[Stored data]:
+ + +

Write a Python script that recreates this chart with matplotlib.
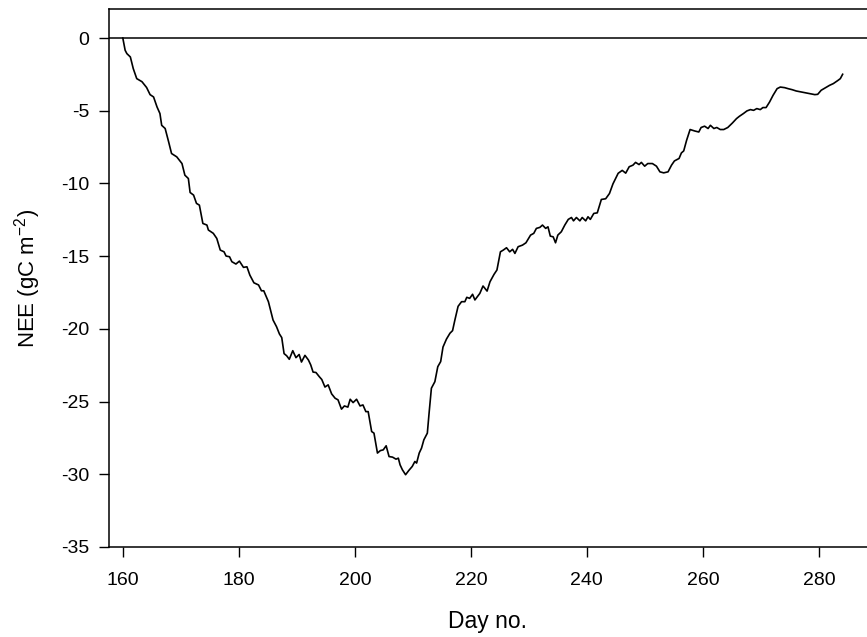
import matplotlib
matplotlib.use("Agg")
import matplotlib.pyplot as plt

plt.rcParams["font.family"] = ["Liberation Sans", "DejaVu Sans"]
plt.rcParams["axes.unicode_minus"] = False

# ── Data ───────────────────────────────────────────────────────────────────────
day = [160.0, 160.4, 160.7, 161.3, 161.8, 162.4, 163.3, 164.1, 164.7, 165.3,
       165.9, 166.4, 166.7, 167.3, 167.9, 168.4, 169.3, 170.2, 170.7, 171.3,
       171.6, 172.2, 172.7, 173.2, 173.8, 174.5, 174.75, 175.6, 176.2, 176.8,
       177.45, 177.8, 178.4, 178.8, 179.5, 180.1, 180.8, 181.4, 181.9, 182.6,
       183.4, 183.9, 184.3, 185.1, 185.9, 186.5, 187.0, 187.4, 187.8, 188.25,
       188.7, 189.3, 189.85, 190.4, 190.8, 191.4, 192.0, 192.4, 192.8, 193.3,
       193.9, 194.3, 194.85, 195.4, 196.0, 196.6, 197.1, 197.7, 198.2, 198.8,
       199.2, 199.7, 200.3, 200.9, 201.4, 201.9, 202.3, 202.9, 203.3, 203.9,
       204.4, 204.9, 205.4, 205.9, 206.5, 207.1, 207.5, 207.8, 208.2, 208.75,
       209.3, 209.9, 210.35, 210.65, 211.1, 211.5, 211.9, 212.5, 212.8, 213.2,
       213.8, 214.3, 214.8, 215.2, 215.8, 216.4, 216.85, 217.25, 217.8, 218.4,
       218.97, 219.3, 219.8, 220.3, 220.7, 221.55, 222.1, 222.8, 223.3, 224.0,
       224.5, 225.1, 225.6, 226.15, 226.7, 227.2, 227.6, 228.15, 228.9, 229.5,
       230.3, 230.85, 231.3, 231.9, 232.35, 232.9, 233.3, 233.7, 234.2, 234.6,
       235.0, 235.6, 236.2, 236.8, 237.35, 237.7, 238.2, 238.8, 239.2, 239.8,
       240.2, 240.6, 241.2, 241.8, 242.5, 243.25, 243.9, 244.5, 245.4, 246.1,
       246.7, 247.3, 247.95, 248.4, 249.0, 249.4, 249.97, 250.5, 251.3, 252.0,
       252.6, 253.25, 254.0, 254.6, 255.1, 255.9, 256.3, 256.7, 257.2, 257.8,
       258.6, 259.3, 259.7, 260.3, 260.9, 261.3, 261.9, 262.4, 263.0, 263.6,
       264.3, 265.1, 265.8, 266.3, 267.0, 267.6, 268.2, 268.75, 269.3, 269.9,
       270.35, 270.9, 271.5, 272.1, 272.8, 273.35, 274.1, 274.7, 275.4, 276.1,
       277.0, 277.8, 278.5, 279.3, 279.8, 280.4, 281.15, 281.85, 282.5, 283.3,
       283.7, 284.1]
nee = [0.0, -0.84, -1.07, -1.3, -2.1, -2.79, -3.0, -3.4, -3.89, -4.05,
       -4.74, -5.19, -6.0, -6.22, -7.14, -7.94, -8.17, -8.63, -9.43, -9.66,
       -10.62, -10.8, -11.37, -11.49, -12.75, -12.86, -13.2, -13.43, -13.78, -14.58,
       -14.7, -14.99, -15.04, -15.38, -15.54, -15.34, -15.77, -15.73, -16.3, -16.83,
       -16.98, -17.38, -17.38, -18.13, -19.39, -19.85, -20.35, -20.6, -21.7, -21.85,
       -22.09, -21.5, -21.98, -21.76, -22.28, -21.82, -22.14, -22.48, -22.97, -23.0,
       -23.3, -23.48, -24.0, -23.85, -24.47, -24.77, -24.88, -25.52, -25.3, -25.38,
       -24.84, -25.07, -24.84, -25.3, -25.23, -25.69, -25.69, -27.06, -27.17, -28.54,
       -28.37, -28.32, -28.04, -28.78, -28.82, -28.96, -28.89, -29.35, -29.69, -30.03,
       -29.74, -29.46, -29.12, -29.23, -28.54, -28.2, -27.63, -27.17, -25.8, -24.08,
       -23.63, -22.6, -22.25, -21.25, -20.7, -20.3, -20.12, -19.39, -18.45, -18.13,
       -18.13, -17.83, -17.9, -17.62, -18.01, -17.56, -17.05, -17.4, -16.76, -16.25,
       -15.95, -14.7, -14.58, -14.42, -14.7, -14.53, -14.81, -14.35, -14.24, -14.08,
       -13.55, -13.43, -13.09, -13.02, -12.86, -13.09, -12.98, -13.62, -13.67, -14.08,
       -13.55, -13.32, -12.86, -12.47, -12.34, -12.57, -12.34, -12.57, -12.34, -12.57,
       -12.29, -12.47, -12.06, -12.02, -11.1, -11.05, -10.69, -10.03, -9.3, -9.1,
       -9.29, -8.85, -8.74, -8.55, -8.7, -8.55, -8.81, -8.63, -8.63, -8.81,
       -9.2, -9.27, -9.2, -8.74, -8.45, -8.28, -7.9, -7.76, -7.03, -6.29,
       -6.39, -6.46, -6.15, -6.06, -6.22, -6.0, -6.22, -6.15, -6.29, -6.29,
       -6.15, -5.84, -5.54, -5.38, -5.19, -5.01, -4.92, -4.97, -4.85, -4.92,
       -4.78, -4.78, -4.4, -3.94, -3.48, -3.37, -3.41, -3.48, -3.55, -3.64,
       -3.71, -3.78, -3.82, -3.89, -3.87, -3.59, -3.41, -3.25, -3.13, -2.91,
       -2.79, -2.49]

x_ticks = [160, 180, 200, 220, 240, 260, 280]
y_ticks = [0, -5, -10, -15, -20, -25, -30, -35]

# ── Figure ─────────────────────────────────────────────────────────────────────
fig = plt.figure(figsize=(8.67, 6.37), dpi=100)
ax = fig.add_axes([0.1256, 0.1413, 0.8744, 0.8446])

ax.axhline(0, color="black", lw=1.1)
ax.plot(day, nee, color="black", lw=1.2)

ax.set_xlim(157.6, 288.3)
ax.set_ylim(-35, 2)
ax.set_xticks(x_ticks)
ax.set_yticks(y_ticks)
ax.tick_params(direction="out", length=7, width=1, labelsize=14, pad=7)
ax.tick_params(axis="x", pad=11)
ax.spines["right"].set_visible(False)
for sp in ("left", "bottom", "top"):
    ax.spines[sp].set_linewidth(1.1)

ax.set_xlabel("Day no.", fontsize=16.5, labelpad=15)
ax.set_ylabel(r"NEE (gC m$^{\mathregular{-2}}$)", fontsize=16, labelpad=13)

plt.savefig("out.png", dpi=100)
plt.close()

+ + +

[Written exercise]:
Copy each line above where the string "matplotlib" occurs.

[Correct output]:
Write a Python script that recreates this chart with matplotlib.
import matplotlib
matplotlib.use("Agg")
import matplotlib.pyplot as plt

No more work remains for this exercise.